Her geminin bir kaptanı vardır, gemi rotasında giderken kimse olumsuz bir eleştiri tenkit gereği duymaz, geminin bir gün rotadan çıkabileceği yada su alabileceği kimsenin aklına gelmez,
Hayatta böyle, başarılıyla işlerinizi yürütürken kimse yanlışlarınızı görmez, hatta gördüklerini bile görmemezlikten gelir. ne zaman ki tökezlediniz, ne zaman işler tersine gitmeye başladı işte o vakit etrafınızda ki insanların hakkınızda ne düşündüğünü yada size karşı nasıl olumsuz bir bakış içerisinde olduklarını görür öğrenirsiniz.
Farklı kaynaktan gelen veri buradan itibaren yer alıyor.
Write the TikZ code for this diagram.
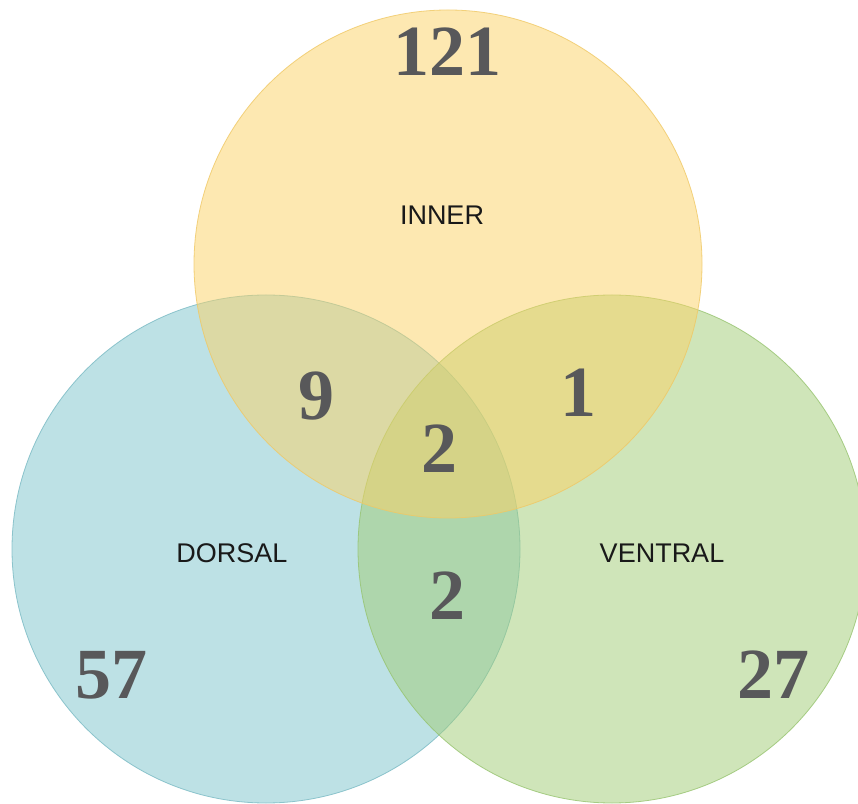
\documentclass[tikz,border=0pt]{standalone}
\usepackage{fontspec}
\setmainfont{Liberation Serif}
\setsansfont{Liberation Sans}
\definecolor{yelbase}{RGB}{252,210,100}
\definecolor{yeledge}{RGB}{240,200,100}
\definecolor{bluebase}{RGB}{125,197,205}
\definecolor{blueedge}{RGB}{120,185,195}
\definecolor{grnbase}{RGB}{161,205,117}
\definecolor{grnedge}{RGB}{150,195,110}
\definecolor{numgray}{RGB}{88,88,90}
\definecolor{labdark}{RGB}{25,25,25}
\tikzset{
  setcircle/.style={circle, minimum size=508pt, inner sep=0pt, fill opacity=0.5, draw opacity=0.8, line width=0.8pt},
  bignum/.style={inner sep=0pt, text=numgray, font=\fontsize{72}{72}\selectfont\bfseries},
  setlabel/.style={inner sep=0pt, text=labdark, font=\sffamily\fontsize{27}{27}\selectfont}
}
\begin{document}
\begin{tikzpicture}[x=1pt,y=1pt]
\useasboundingbox (0,0) rectangle (858,803);
\clip (0,0) rectangle (858,803);
\fill[white] (0,0) rectangle (858,803);
\node[setcircle, fill=bluebase, draw=blueedge] (dorsal) at (266,254) {};
\node[setcircle, fill=grnbase, draw=grnedge] (ventral) at (612,254) {};
\node[setcircle, fill=yelbase, draw=yeledge] (inner) at (448,539) {};
\node[setlabel] (innerlab) at (442,588) {INNER};
\node[setlabel] (dorsallab) at (232,250) {DORSAL};
\node[setlabel] (ventrallab) at (662,250) {VENTRAL};
\node[bignum] (n121) at (447,751) {121};
\node[bignum] (n9) at (316,407) {9};
\node[bignum] (n1) at (578,410) {1};
\node[bignum] (n2c) at (439,354) {2};
\node[bignum] (n2l) at (447,207) {2};
\node[bignum] (n57) at (111,128) {57};
\node[bignum] (n27) at (773,128) {27};
\end{tikzpicture}
\end{document}
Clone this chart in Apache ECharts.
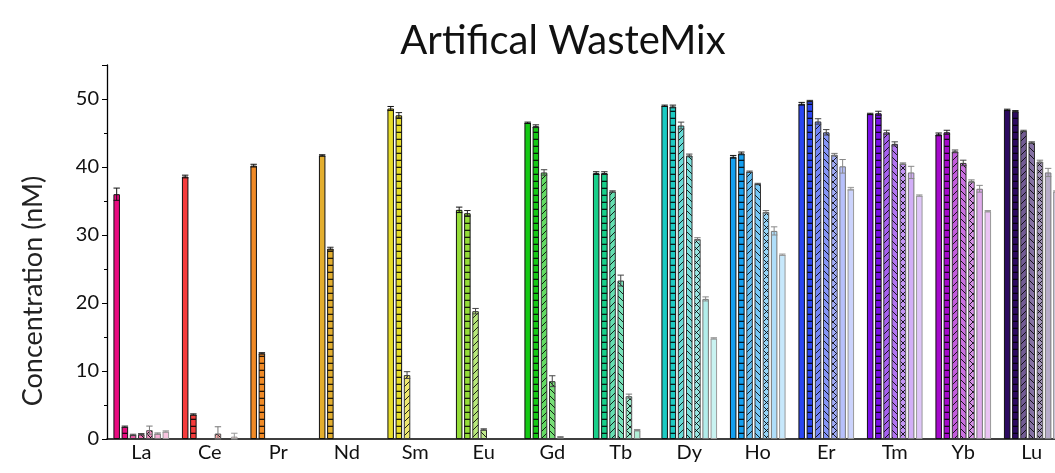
<!DOCTYPE html>
<html><head><meta charset="utf-8">
<script src="https://cdn.jsdelivr.net/npm/echarts@6/dist/echarts.min.js"></script>
<style>html,body{margin:0;padding:0;background:#fff;overflow:hidden;width:1055px;height:473px}#c{width:1066px;height:473px}</style>
</head><body><div id="c"></div>
<script>
const categories = ['La','Ce','Pr','Nd','Sm','Eu','Gd','Tb','Dy','Ho','Er','Tm','Yb','Lu'];
// seven sample series, one value per element
const s0 = [36.0, 38.6, 40.2, 41.7, 48.6, 33.7, 46.5, 39.1, 49.0, 41.5, 49.3, 47.8, 44.8, 48.4];
const s1 = [1.8, 3.6, 12.6, 28.0, 47.6, 33.2, 46.0, 39.1, 48.9, 42.0, 49.7, 47.9, 45.1, 48.2];
const s2 = [0.6, 0, 0, 0, 9.4, 18.8, 39.2, 36.4, 46.1, 39.3, 46.7, 45.1, 42.3, 45.3];
const s3 = [0.7, 0, 0, 0, 0, 1.4, 8.5, 23.3, 41.7, 37.5, 45.1, 43.4, 40.6, 43.6];
const s4 = [1.3, 0.8, 0, 0, 0, 0, 0.25, 6.3, 29.4, 33.4, 41.8, 40.5, 37.9, 40.8];
const s5 = [0.8, 0, 0, 0, 0, 0, 0, 1.3, 20.6, 30.6, 40.1, 39.2, 36.8, 39.2];
const s6 = [1.1, 0.35, 0, 0, 0, 0, 0, 0, 14.8, 27.1, 36.8, 35.8, 33.5, 36.4];
// standard deviations
const e0 = [0.9, 0.2, 0.2, 0.1, 0.3, 0.4, 0.1, 0.2, 0.1, 0.2, 0.2, 0.1, 0.2, 0.1];
const e1 = [0.1, 0.1, 0.1, 0.2, 0.4, 0.4, 0.2, 0.2, 0.2, 0.2, 0.1, 0.3, 0.3, 0.1];
const e2 = [0.1, 0, 0, 0, 0.5, 0.4, 0.4, 0.1, 0.5, 0.1, 0.4, 0.3, 0.2, 0.1];
const e3 = [0.1, 0, 0, 0, 0, 0.1, 0.8, 0.8, 0.2, 0.1, 0.4, 0.3, 0.4, 0.1];
const e4 = [0.6, 1.0, 0, 0, 0, 0, 0.1, 0.3, 0.2, 0.2, 0.2, 0.1, 0.2, 0.2];
const e5 = [0.1, 0, 0, 0, 0, 0, 0, 0.1, 0.3, 0.6, 1.0, 0.9, 0.5, 0.6];
const e6 = [0.1, 0.5, 0, 0, 0, 0, 0, 0, 0.1, 0.1, 0.2, 0.1, 0.1, 0.1];
const yTicks = [0, 10, 20, 30, 40, 50];

const values = [s0, s1, s2, s3, s4, s5, s6];
const errors = [e0, e1, e2, e3, e4, e5, e6];
const baseColors = ['#E80C80','#F53B3B','#F08A26','#E3AE2E','#E6DC2A','#94DC38','#14C814','#18CF8A','#1CCBC3','#149FF0','#2B46F2','#7A10E8','#A60ACB','#2C0A60'];
const lighten = [0, 0, 0.33, 0.42, 0.55, 0.66, 0.76];
const patterns = ['solid','hline','fwd','back','cross','solid','solid'];
const borders = ['#111','#111','#333','#333','#555','#777','#999'];
const errColors = ['#111','#222','#444','#444','#777','#888','#999'];

function mix(hex, f){
  const n = parseInt(hex.slice(1),16);
  let r=(n>>16)&255,g=(n>>8)&255,b=n&255;
  r=Math.round(r+(255-r)*f); g=Math.round(g+(255-g)*f); b=Math.round(b+(255-b)*f);
  return 'rgb('+r+','+g+','+b+')';
}
function makeFill(col, type){
  if(type==='solid') return col;
  const c = document.createElement('canvas');
  let w=7,h=7;
  if(type==='hline'){w=8;h=7;}
  c.width=w;c.height=h;
  const x=c.getContext('2d');
  x.fillStyle=col;x.fillRect(0,0,w,h);
  x.strokeStyle='rgba(0,0,0,0.85)';x.fillStyle='rgba(0,0,0,0.85)';x.lineWidth=1;
  if(type==='hline'){x.fillRect(0,h-1.3,w,1.3);}
  else{
    const dl=(a,b,cc,d)=>{x.beginPath();x.moveTo(a,b);x.lineTo(cc,d);x.stroke();};
    if(type==='fwd'||type==='cross'){dl(-1,h+1,w+1,-1);dl(-1,1,1,-1);dl(w-1,h+1,w+1,h-1);}
    if(type==='back'||type==='cross'){dl(-1,-1,w+1,h+1);dl(w-1,-1,w+1,1);dl(-1,h-1,1,h+1);}
  }
  return {image:c, repeat:'repeat'};
}

const barW = 6.5, gapPct = 0.26, slot = barW*(1+gapPct);
const series = values.map((arr,k)=>({
  type:'bar', name:'S'+k, barWidth:barW, barGap:(gapPct*100)+'%',
  data: arr.map((v,i)=>({value:v, itemStyle:{
    color: makeFill(mix(baseColors[i], lighten[k]), patterns[k]),
    borderColor: borders[k], borderWidth: v>0?1:0 }})),
  z:2
}));
const errData=[];
values.forEach((arr,k)=>arr.forEach((v,i)=>{ if(errors[k][i]>0) errData.push([i, v, errors[k][i], k]); }));
series.push({
  type:'custom', z:5, data: errData, encode:{x:0,y:1},
  renderItem:(params,api)=>{
    const i=api.value(0), v=api.value(1), e=api.value(2), k=api.value(3);
    const off=(k-3)*slot;
    const top=api.coord([i, v+e]), bot=api.coord([i, Math.max(0,v-e)]);
    const x=top[0]+off, cw=3.2;
    const st={stroke:errColors[k], lineWidth:1};
    return {type:'group', children:[
      {type:'line', shape:{x1:x,y1:top[1],x2:x,y2:bot[1]}, style:st},
      {type:'line', shape:{x1:x-cw,y1:top[1],x2:x+cw,y2:top[1]}, style:st},
      {type:'line', shape:{x1:x-cw,y1:bot[1],x2:x+cw,y2:bot[1]}, style:st}
    ]};
  }
});

const chart = echarts.init(document.getElementById('c'), null, {renderer:'canvas'});
chart.setOption({
  animation:false,
  title:{text:'Artifical WasteMix', left:558, top:16, textAlign:'center',
    textStyle:{fontFamily:'Lato', fontWeight:'normal', fontSize:40, color:'#111'}},
  graphic:[{type:'text', x:33, y:291, rotation:Math.PI/2,
    style:{text:'Concentration (nM)', font:'27px Lato', fill:'#222', textAlign:'center', textVerticalAlign:'middle'}}],
  grid:{left:107, top:65, right:0, bottom:34},
  xAxis:{type:'category', data:categories, boundaryGap:true,
    axisLine:{lineStyle:{color:'#000', width:1.5}},
    axisTick:{alignWithLabel:true, length:5, inside:false, lineStyle:{color:'#000'}},
    axisLabel:{fontFamily:'Lato', fontSize:20, color:'#111', margin:4}},
  yAxis:{type:'value', min:0, max:55, interval:10,
    axisLine:{show:true, lineStyle:{color:'#000', width:1.3}},
    axisTick:{show:true, length:5, lineStyle:{color:'#000'}},
    minorTick:{show:true, splitNumber:2, length:3, lineStyle:{color:'#000'}},
    splitLine:{show:false},
    axisLabel:{fontFamily:'Lato', fontSize:20, color:'#111', margin:8, showMaxLabel:false,
      formatter:v=>yTicks.includes(v)?String(v):''}},
  series
});
</script></body></html>
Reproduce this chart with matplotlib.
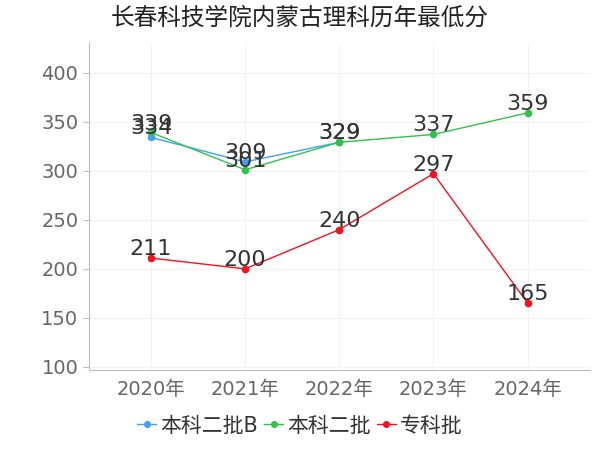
import matplotlib.pyplot as plt

plt.rcParams['font.family'] = ['DejaVu Sans', 'Noto Sans CJK SC']

years = ["2020年", "2021年", "2022年", "2023年", "2024年"]
b_vals = [334, 309, 329]
two_vals = [339, 301, 329, 337, 359]
zk_vals = [211, 200, 240, 297, 165]

series = [
    ("本科二批B", b_vals, "#3fa0f5"),
    ("本科二批", two_vals, "#34c04a"),
    ("专科批", zk_vals, "#f5111f"),
]

fig = plt.figure(figsize=(6, 4.5), dpi=100)
ax = fig.add_axes([0.148, 0.178, 0.835, 0.726])

for name, vals, col in series:
    xs = list(range(len(vals)))
    ax.plot(xs, vals, "-", color=col, linewidth=1, marker="o", markersize=4.5, label=name)
    for x, v in zip(xs, vals):
        ax.text(x, v + 3, str(v), ha="center", va="baseline", fontsize=16, color="#333333")

ax.set_xlim(-0.66, 4.66)
ax.set_ylim(97, 430)
ax.set_yticks([100, 150, 200, 250, 300, 350, 400])
ax.set_xticks(range(len(years)))
ax.set_xticklabels(years)
ax.tick_params(axis="both", labelsize=14, colors="#666666", length=4, color="#bbbbbb")
ax.tick_params(axis="x", length=0, pad=7)
ax.grid(True, color="#f2f2f2", linewidth=0.8)
ax.set_axisbelow(True)
for s in ["top", "right"]:
    ax.spines[s].set_visible(False)
ax.spines["left"].set_color("#bbbbbb")
ax.spines["bottom"].set_color("#bbbbbb")

fig.text(0.5, 0.96, "长春科技学院内蒙古理科历年最低分", ha="center", va="center",
         fontsize=17, color="#222222")
fig.legend(loc="lower center", bbox_to_anchor=(0.5, -0.01), ncol=3, frameon=False,
           fontsize=15, handlelength=0.9, handletextpad=0.2, columnspacing=0.3,
           labelcolor="#333333", markerscale=0.9)

fig.savefig("out.png")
Hatta uyanık tipler olumlu tablodan kendine pay çıkartmaya, o tablonun içerisinde rol kapmaya ön planda olmaya çalışır.
Ne zaman ki işler kötüye gitmeye başladı o zaman samimiyetten uzak olanlar yavaş yavaş dökülür, terkedişler, vazgeçişler alır başını gider.
Bu esnada çevrede sadece eş, dost akraba ve gerçek dostlar kalır.
"Hayalde gör düşte gör, hele bir düşte gör" demiş atalarımız.
O yüzdendir düşenin elinden tutmak, düşene yardım etmek kutsal sayılmıştır.
İyi günde dost olanların ardına bakmadan gittiği vakitlerdir insanın düştüğü zamanlar.
Hani insanlar düşer de insanların oluşturduğu tüzel kişilikler, partiler, stk'lar, kulupler, takımlar, şirketler düşmez mi onlarda düşer,
Yakın tarihimize baktığımızda bile binlerce örnek gözümüz önünde ibret için durup bakar bize.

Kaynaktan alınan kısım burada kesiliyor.